When NY designer Howard Slatkin renovated his Fifth Avenue apartment, his Extreme Decorating style was not excluded from the kitchen. Describing the iconic blue-and-white Delft tile on the ceiling and walls as a “wild mix,” he was hardly exaggerating.
While the kitchen’s footprint did not change, the result surely is a world away from this pre-reno mishmash that hardly looks like a kitchen at all. Kitchens like this one are still found in NYC apartments even at the most elegant addresses.
The Russian palace built by politician Aleksandr Menshikov is said to have inspired the kitchen — including this floor, which Slatkin likely sampled.

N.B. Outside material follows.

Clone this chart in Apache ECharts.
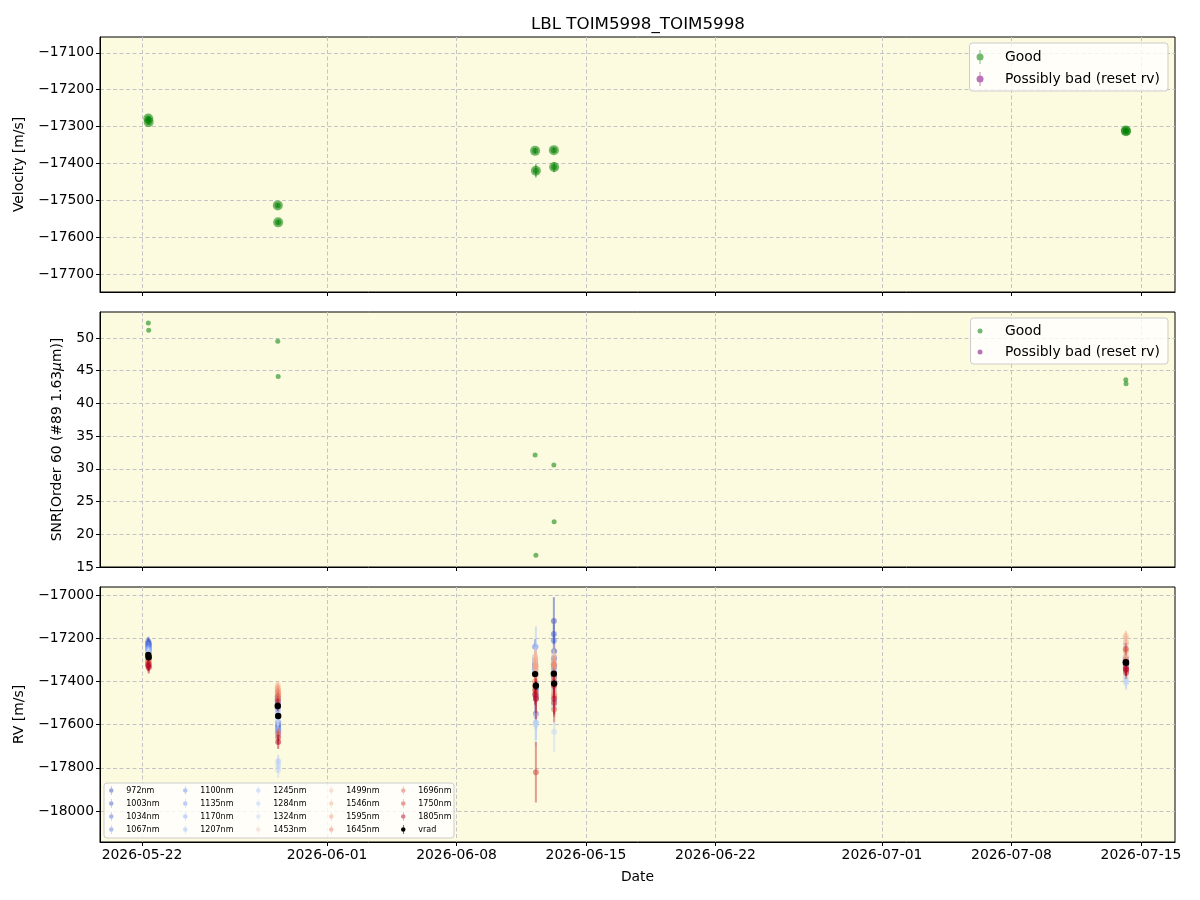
<!DOCTYPE html>
<html>
<head>
<meta charset="utf-8">
<title>LBL TOIM5998_TOIM5998</title>
<script src="https://cdn.jsdelivr.net/npm/echarts@6/dist/echarts.min.js"></script>
<style>
  html, body { margin: 0; padding: 0; background: #fff; }
  #chart { width: 1200px; height: 900px; }
</style>
</head>
<body>
<div id="chart"></div>
<script>
// observation epochs (UTC), two per night
const obsTimes = [
  '2026-05-22T08:10:00Z', '2026-05-22T08:40:00Z',
  '2026-05-29T08:10:00Z', '2026-05-29T08:40:00Z',
  '2026-06-12T06:00:00Z', '2026-06-12T07:00:00Z',
  '2026-06-13T06:20:00Z', '2026-06-13T06:40:00Z',
  '2026-07-14T04:20:00Z', '2026-07-14T04:40:00Z'
];
const velocity = [-17278, -17288, -17514, -17560, -17366, -17420, -17364, -17410, -17311, -17313];
const velocityErr = [6, 6, 5, 6, 7, 18, 8, 14, 6, 6];
const snr = [52.3, 51.2, 49.5, 44.1, 32.1, 16.8, 30.6, 21.9, 43.6, 43.0];

const bands = [972, 1003, 1034, 1067, 1100, 1135, 1170, 1207, 1245, 1284, 1324,
  1453, 1499, 1546, 1595, 1645, 1696, 1750, 1805];

// per-band rv for each observation (same order as bands)
const rvObs0 = [-17215, -17225, -17235, -17230, -17245, -17250, -17255, -17262, -17270, -17268, -17275, -17285, -17290, -17292, -17300, -17305, -17310, -17318, -17325];
const rvObs1 = [-17225, -17232, -17245, -17240, -17255, -17258, -17262, -17270, -17280, -17278, -17290, -17295, -17300, -17305, -17310, -17318, -17322, -17330, -17335];
const rvObs2 = [-17480, -17470, -17490, -17500, -17510, -17520, -17530, -17545, -17560, -17575, -17590, -17440, -17430, -17420, -17435, -17450, -17470, -17490, -17510];
const rvObs3 = [-17600, -17590, -17610, -17620, -17630, -17625, -17640, -17650, -17770, -17790, -17810, -17470, -17455, -17445, -17460, -17480, -17640, -17660, -17680];
const rvObs4 = [-17330, -17310, -17240, -17320, -17340, -17350, -17335, -17300, -17290, -17300, -17330, -17310, -17285, -17300, -17330, -17400, -17420, -17440, -17460];
const rvObs5 = [-17440, -17460, -17550, -17480, -17430, -17410, -17470, -17590, -17240, -17600, -17560, -17380, -17350, -17330, -17420, -17450, -17470, -17820, -17480];
const rvObs6 = [-17120, -17180, -17210, -17300, -17320, -17340, -17350, -17380, -17360, -17370, -17400, -17280, -17300, -17320, -17330, -17320, -17380, -17400, -17420];
const rvObs7 = [-17260, -17290, -17330, -17380, -17400, -17440, -17460, -17500, -17490, -17520, -17633, -17440, -17420, -17450, -17460, -17470, -17530, -17500, -17480];
const rvObs8 = [-17300, -17290, -17310, -17320, -17305, -17315, -17330, -17290, -17230, -17380, -17395, -17250, -17200, -17190, -17260, -17300, -17320, -17250, -17340];
const rvObs9 = [-17310, -17300, -17320, -17330, -17315, -17325, -17335, -17360, -17300, -17400, -17405, -17280, -17290, -17220, -17310, -17340, -17350, -17360, -17345];

const errObs0 = [22, 20, 18, 18, 16, 16, 18, 20, 24, 26, 28, 28, 24, 20, 18, 18, 20, 22, 26];
const errObs1 = [24, 20, 18, 20, 16, 18, 18, 22, 24, 28, 30, 28, 24, 22, 18, 20, 22, 24, 28];
const errObs2 = [25, 22, 20, 20, 18, 18, 20, 22, 26, 30, 32, 30, 26, 22, 20, 20, 22, 24, 28];
const errObs3 = [30, 26, 24, 24, 22, 22, 24, 26, 30, 34, 36, 34, 30, 26, 24, 24, 26, 28, 32];
const errObs4 = [45, 40, 36, 36, 32, 32, 36, 40, 45, 50, 55, 50, 44, 38, 35, 35, 38, 42, 48];
const errObs5 = [90, 80, 70, 70, 65, 65, 70, 80, 95, 100, 110, 100, 88, 76, 70, 70, 76, 140, 95];
const errObs6 = [110, 45, 40, 40, 35, 35, 40, 44, 50, 55, 60, 55, 48, 42, 38, 38, 42, 46, 52];
const errObs7 = [80, 65, 55, 55, 50, 50, 55, 62, 70, 78, 95, 78, 68, 58, 54, 54, 58, 64, 72];
const errObs8 = [28, 25, 22, 22, 20, 20, 22, 25, 28, 32, 34, 32, 28, 25, 22, 22, 25, 27, 30];
const errObs9 = [28, 26, 22, 24, 20, 22, 22, 26, 28, 32, 35, 32, 28, 26, 22, 24, 25, 28, 30];

const rvByObs = [rvObs0, rvObs1, rvObs2, rvObs3, rvObs4, rvObs5, rvObs6, rvObs7, rvObs8, rvObs9];
const errByObs = [errObs0, errObs1, errObs2, errObs3, errObs4, errObs5, errObs6, errObs7, errObs8, errObs9];

// axis ticks
const dateTicks = ['2026-05-22', '2026-06-01', '2026-06-08', '2026-06-15', '2026-06-22', '2026-07-01', '2026-07-08', '2026-07-15'];
const velTicks = [-17700, -17600, -17500, -17400, -17300, -17200, -17100];
const snrTicks = [15, 20, 25, 30, 35, 40, 45, 50];
const rvTicks = [-18000, -17800, -17600, -17400, -17200, -17000];

// coolwarm colours sampled at each band wavelength
const bandColors = ['#3b4cc0', '#465dce', '#516ddb', '#5e7de7', '#6b8df0', '#7a9df8', '#89acfd',
  '#98b9ff', '#a8c5fe', '#b8d0f9', '#c7d7f1', '#eed0bf', '#f5c2a9', '#f7b194', '#f49b7c',
  '#ed8165', '#df634f', '#cc4039', '#b40426'];

const FONT = 'DejaVu Sans';
const BG = '#fcfbe0';
const ebIcon = 'path://M4.5,0H5.5V16H4.5Z M1,8A4,4 0 1,1 9,8A4,4 0 1,1 1,8Z';

// dates are handled as UTC milliseconds on a value axis
const t = (s) => Date.parse(s.length === 10 ? s + 'T00:00:00Z' : s);
const xMin = t('2026-05-19T17:30:00Z');
const xMax = t('2026-07-16T20:10:00Z');
const minus = (v) => String(v).replace('-', '\u2212');
const pad2 = (n) => (n < 10 ? '0' : '') + n;
const fmtDate = (v) => {
  const d = new Date(v);
  return d.getUTCFullYear() + '-' + pad2(d.getUTCMonth() + 1) + '-' + pad2(d.getUTCDate());
};

const chart = echarts.init(document.getElementById('chart'));

function errorBarRender(color, radius, lineWidth, opacity, inner) {
  return function (params, api) {
    const x = api.value(0);
    const y = api.value(1);
    const e = api.value(2);
    const c = api.coord([x, y]);
    const hi = api.coord([x, y + e]);
    const lo = api.coord([x, y - e]);
    const children = [
      { type: 'line', shape: { x1: c[0], y1: hi[1], x2: c[0], y2: lo[1] }, style: { stroke: color, lineWidth: lineWidth, opacity: opacity } },
      { type: 'circle', shape: { cx: c[0], cy: c[1], r: radius }, style: { fill: color, opacity: opacity } }
    ];
    if (inner) {
      children.push({ type: 'circle', shape: { cx: c[0], cy: c[1], r: inner }, style: { fill: color, opacity: opacity } });
    }
    return { type: 'group', children: children };
  };
}

function makeGrid(top) {
  return {
    left: 100, right: 25, top: top, height: 255,
    show: true, backgroundColor: BG, borderColor: '#000', borderWidth: 1
  };
}

const gridLine = { show: true, lineStyle: { color: '#c4c4c4', width: 1, type: [4, 2.5] } };

function makeX(i) {
  return {
    type: 'value', gridIndex: i, min: xMin, max: xMax,
    axisLine: { show: true, lineStyle: { color: '#000' } },
    axisTick: { show: true, length: 4, lineStyle: { color: '#000' }, customValues: dateTicks.map(t) },
    axisLabel: {
      show: i === 2, color: '#000', fontSize: 13.9, fontFamily: FONT, margin: 6,
      customValues: dateTicks.map(t),
      formatter: fmtDate
    },
    splitLine: gridLine,
    name: i === 2 ? 'Date' : '',
    nameLocation: 'middle', nameGap: 28,
    nameTextStyle: { color: '#000', fontSize: 13.9, fontFamily: FONT }
  };
}

function makeY(i, min, max, ticks, name, gap) {
  return {
    type: 'value', gridIndex: i, min: min, max: max,
    axisLine: { show: true, lineStyle: { color: '#000' } },
    axisTick: { show: true, length: 4, lineStyle: { color: '#000' }, customValues: ticks },
    axisLabel: { color: '#000', fontSize: 13.9, fontFamily: FONT, margin: 6, customValues: ticks, formatter: minus },
    splitLine: gridLine,
    name: name, nameLocation: 'middle', nameGap: gap,
    nameTextStyle: {
      color: '#000', fontSize: 13.9, fontFamily: FONT,
      rich: { i: { fontStyle: 'italic', fontSize: 13.9, fontFamily: FONT, color: '#000' } }
    }
  };
}

const series = [];

// panel 1: velocity
series.push({
  name: 'Good', type: 'custom', xAxisIndex: 0, yAxisIndex: 0,
  itemStyle: { color: 'green' },
  renderItem: errorBarRender('green', 5, 1.5, 0.55, 3),
  data: obsTimes.map((s, i) => [t(s), velocity[i], velocityErr[i]])
});
series.push({
  name: 'Possibly bad (reset rv)', type: 'custom', xAxisIndex: 0, yAxisIndex: 0,
  itemStyle: { color: 'purple' },
  renderItem: errorBarRender('purple', 5, 1.5, 0.55, 3),
  data: []
});

// panel 2: SNR
series.push({
  name: 'Good', type: 'scatter', xAxisIndex: 1, yAxisIndex: 1,
  symbolSize: 5, itemStyle: { color: 'green', opacity: 0.55 },
  data: obsTimes.map((s, i) => [t(s), snr[i]])
});
series.push({
  name: 'Possibly bad (reset rv)', type: 'scatter', xAxisIndex: 1, yAxisIndex: 1,
  symbolSize: 5, itemStyle: { color: 'purple', opacity: 0.55 },
  data: []
});

// panel 3: per-band rv
bands.forEach((b, k) => {
  series.push({
    name: b + 'nm', type: 'custom', xAxisIndex: 2, yAxisIndex: 2,
    itemStyle: { color: bandColors[k] },
    renderItem: errorBarRender(bandColors[k], 3, 2, 0.5),
    data: obsTimes.map((s, i) => [t(s), rvByObs[i][k], errByObs[i][k]])
  });
});
series.push({
  name: 'vrad', type: 'custom', xAxisIndex: 2, yAxisIndex: 2,
  itemStyle: { color: '#000' },
  renderItem: errorBarRender('#000', 3.2, 1.5, 1),
  data: obsTimes.map((s, i) => [t(s), velocity[i], velocityErr[i]])
});

const legendBox = {
  backgroundColor: 'rgba(255,255,255,0.8)', borderColor: '#cccccc', borderWidth: 1, borderRadius: 3,
  selectedMode: false, orient: 'vertical'
};

// wavelength legend: 5 columns of 4 entries inside one framed box
const rvLegendItems = bands.map((b, k) => ({ name: b + 'nm', icon: ebIcon, itemStyle: { color: bandColors[k], opacity: 0.5 } }))
  .concat([{ name: 'vrad', icon: ebIcon, itemStyle: { color: '#000', opacity: 1 } }]);
const rvLegendCols = [109, 183, 256, 329, 401].map((x, c) => ({
  orient: 'vertical', left: x, top: 786, padding: 0,
  itemWidth: 20, itemHeight: 9, itemGap: 4, selectedMode: false,
  textStyle: { fontSize: 8, fontFamily: FONT, color: '#000' },
  data: rvLegendItems.slice(c * 4, c * 4 + 4)
}));

const option = {
  animation: false,
  textStyle: { fontFamily: FONT },
  title: {
    text: 'LBL TOIM5998_TOIM5998', left: 526, top: 11,
    textStyle: { fontSize: 16.7, fontWeight: 'normal', color: '#000', fontFamily: FONT }
  },
  grid: [makeGrid(37), makeGrid(312), makeGrid(587)],
  xAxis: [makeX(0), makeX(1), makeX(2)],
  yAxis: [
    makeY(0, -17749, -17057, velTicks, 'Velocity [m/s]', 74),
    makeY(1, 15, 53.97, snrTicks, 'SNR[Order 60 (#89 1.63{i|μ}m)]', 36),
    makeY(2, -18143, -16963, rvTicks, 'RV [m/s]', 74)
  ],
  graphic: [{
    type: 'rect', z: 3, silent: true,
    shape: { x: 104, y: 783, width: 350, height: 55, r: 3 },
    style: { fill: 'rgba(255,255,255,0.8)', stroke: '#cccccc', lineWidth: 1 }
  }],
  legend: [
    Object.assign({}, legendBox, {
      right: 32, top: 43, itemWidth: 40, itemHeight: 14, itemGap: 8, padding: [7, 8, 5, 7],
      textStyle: { fontSize: 13.9, fontFamily: FONT, color: '#000' },
      data: [
        { name: 'Good', icon: ebIcon, itemStyle: { color: 'green', opacity: 0.55 } },
        { name: 'Possibly bad (reset rv)', icon: ebIcon, itemStyle: { color: 'purple', opacity: 0.55 } }
      ]
    }),
    Object.assign({}, legendBox, {
      right: 32, top: 318, itemWidth: 40, itemHeight: 5, itemGap: 7, padding: [6, 8, 5, 7],
      textStyle: { fontSize: 13.9, fontFamily: FONT, color: '#000' },
      data: [
        { name: 'Good', icon: 'circle', itemStyle: { color: 'green', opacity: 0.55 } },
        { name: 'Possibly bad (reset rv)', icon: 'circle', itemStyle: { color: 'purple', opacity: 0.55 } }
      ]
    })
  ].concat(rvLegendCols),
  series: series
};

chart.setOption(option);
</script>
</body>
</html>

We also found a tile detail from Tsarskoye Selo (The Czar’s Village) palace of Catherine the Great in Pushkin, a St. Petersburg suburb — a building somewhat contemporary to Menshikov’s palace. Slatkin made the most of this iconic blue-and-white motif, using it also in the multi-arm Dutch brass chandelier and pottery displayed in the paint-decorated hutch. Dutch tiles are often are feature in historically significant European buildings — notably the French painter Claude Monet’s kitchen at Giverny.
The result is a timeless mix that swings from a strapping pro-range beneath a custom vent hood complete with finials, to a marble-topped antique breakfast table in the nook. And while the polychrome parquet floor underfoot was “beat up for patina and history” this kitchen qualifies as an extreme makeover in any century.